3. The first consignment of four containers was delivered to Impex without any complaint. The second consignment of four containers, according to the Petitioner, left factory premises at Panipat after inspection by Mr. Tarun Bajaj, the authorized representative of Impex in India. It is stated that six pieces of cotton throws were packed in one carton and each carton was given a separate number for identification. It is stated that in all there were 4568 cartons which were made available for inspection to Mr. Bajaj before being stuffed in the four containers. The approval certificate dated 7th June 2006 signed by Mr. Tarun Bajaj has been relied upon in this regard.

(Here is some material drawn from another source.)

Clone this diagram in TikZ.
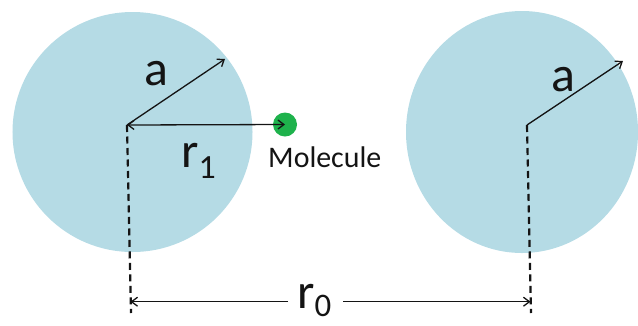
\documentclass[tikz,border=0pt]{standalone}
\usepackage{fontspec}
\setmainfont{Carlito}
\usetikzlibrary{arrows.meta,shapes.geometric}
\definecolor{ballblue}{RGB}{181,219,229}
\definecolor{molgreen}{RGB}{30,178,76}
\definecolor{inkc}{RGB}{20,20,20}
\begin{document}
\begin{tikzpicture}[x=1bp,y=-1bp,
  ball/.style={ellipse,fill=ballblue,draw=none,inner sep=0pt},
  conn/.style={draw=inkc,line width=1.3bp,-{Straight Barb[length=6bp,width=9bp,line width=1.3bp]}},
  bothconn/.style={draw=inkc,line width=1.3bp,{Straight Barb[length=6bp,width=9bp,line width=1.3bp]}-{Straight Barb[length=6bp,width=9bp,line width=1.3bp]}},
  guide/.style={draw=inkc,line width=2.2bp,dash pattern=on 7bp off 4.5bp},
  biglbl/.style={inner sep=0pt,text=inkc,font=\fontsize{50}{50}\selectfont},
  smalllbl/.style={inner sep=0pt,text=inkc,font=\fontsize{30}{30}\selectfont}
]
\useasboundingbox (0,0) rectangle (638,325);
% spheres
\node[ball,minimum width=240bp,minimum height=240bp] (s1) at (132.5,132) {};
\node[ball,minimum width=232bp,minimum height=242bp] (s2) at (522,132) {};
% molecule
\node[circle,fill=molgreen,inner sep=0pt,minimum size=24bp] (mol) at (285,124.5) {};
% reference points
\coordinate (c1) at (127,125);
\coordinate (c2) at (527,125);
\coordinate (e1) at (225,59);
\coordinate (e2) at (623,61);
\coordinate (b1) at (131,313);
\coordinate (b2) at (531,313);
\coordinate (h1) at (130.5,301.7);
\coordinate (h2) at (530.5,301.7);
% labels
\node[biglbl,anchor=base] (a1) at (156.5,85) {a};
\node[biglbl,anchor=base] (a2) at (563,91) {a};
\node[biglbl,anchor=base west] (r1) at (181,167) {r\raisebox{-11bp}{\fontsize{34}{34}\selectfont 1}};
\node[biglbl,anchor=base west] (r0) at (297,308) {r\raisebox{-8bp}{\fontsize{33}{33}\selectfont 0}};
\node[smalllbl,anchor=base west] (moltxt) at (268,167) {Molecule};
\coordinate (r0l) at (288,301.7);
\coordinate (r0r) at (343,301.7);
% connectors
\draw[guide] (c1) -- (b1);
\draw[guide] (c2) -- (b2);
\draw[conn] (c1) -- (e1);
\draw[conn] (c2) -- (e2);
\draw[bothconn] (c1) -- (mol.center);
\draw[conn] (r0l) -- (h1);
\draw[conn] (r0r) -- (h2);
\end{tikzpicture}
\end{document}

4. According to the Petitioner before the containers were shipped, the process which was adopted was that the shipping line delivered the empty container to the Petitioner which was then inspected by the officers of the Excise Department. Random samples of the pieces, around 2% of the total in a container, were inspected by the excise officers. The cartons were then stuffed into the containers in their presence. After the containers were stuffed, they were sealed by the officers of the excise department by a lead seal plier and a report was prepared on the spot. The blue seal of the shipping line was also put on the containers. The Petitioner as a precautionary measure also locked the container with an iron strip and a lock. The container was then sent to Inland Container Depot (ICD) at Tughlakabad in Delhi. While two of the containers which left the factory of the Petitioner on 9th May 2006 reached the ICD at Tughlakabad on 11th May 2006, the third one left the factory on 12th May 2006 and reached ICD on 15th May 2006. The fourth container left the factory on 13th May 2006 and reached ICD on 15th May 2006. At the ICD the report of the officers of the Excise Department was verified by the Superintendent of Customs, who then affixed a white coloured customs seal. The containers then were sent to Mumbai Port where they were inspected, loaded and checked by the customs officers. They were then loaded on to the
vessel for onward sailing to Rotterdam under the bill of lading dated 22nd May 2006. The vessel reached Rotterdam on 12th June 2006. The containers ultimately reached the warehouse of Impex at Greven, Germany on 22nd June 2006. The case of the Petitioner is that each of the four containers comprising the second consignment, with all seals intact, were received by Impex at its warehouse at Greven, Germany on 22nd June 2006.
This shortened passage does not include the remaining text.